As far as I can tell, it covers basically any garbage collection scheme that
identifies pointers via bitmaps associated with the object, and uses
portions of this bitmap to index into something like a branch table.  It
seems to me that the claimed invention is really the use of the branch table
(i.e. switch statement) instead of a branch on each bit, since bitmap-based
mark schemes were clearly prior art on April 23, 1997.  However the patent
seems to cover the 1-bit-at-a-time scheme if it uses an indirect branch to
test the bit.

As far as I can tell, it does not cover schemes in which the descriptor
associated with the object is either the address of a mark routine, or a
sequence such addresses, or a sequence of branch table indices, or anything
along these lines, so long as it does not specifically associate one bit
with each possible pointer location in the object.  Thus at least it seems
to be easy to come up with slightly more complex schemes that have
equivalent or better performance and do not infringe the patent.  (A
sequence of jump table indicees gives more flexibility, in that you do not
have to consider the same number of words each time through the loop.)

Questions:
Can someone from Sun, e.g. one of the inventors, shed more light on this?
Has anyone else looked at this patent more carefully?
Any informed opinions about whether this might be enforcable?

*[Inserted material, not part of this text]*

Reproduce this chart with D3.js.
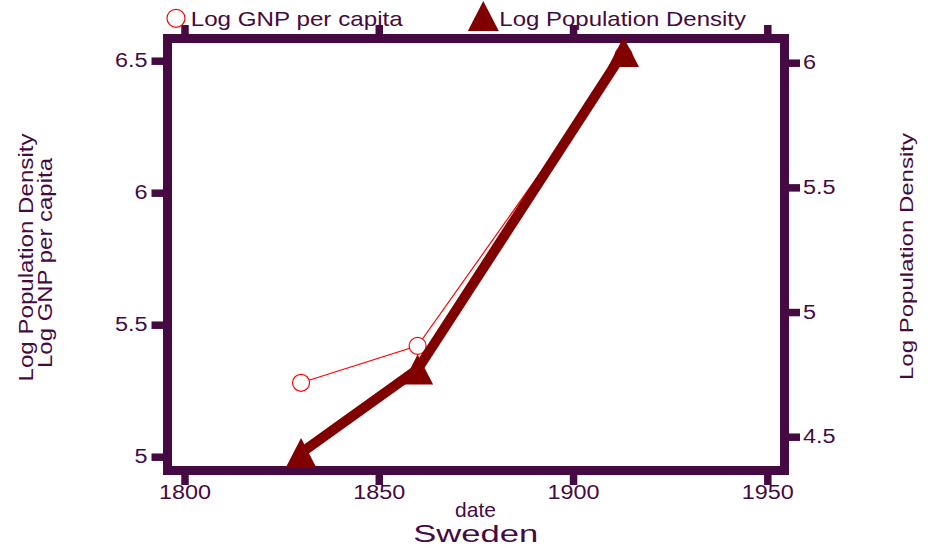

Is there any prior art that uses bitmaps in this context, and examines more
than one bit at a time?  (There is clearly prior art that examines one bit
at a time, and there are many other contexts in which the multiple bit at a
time optimization is used.  I don't know of any systems that combine the
two.  And it probably didn't help much to do so until very recently.)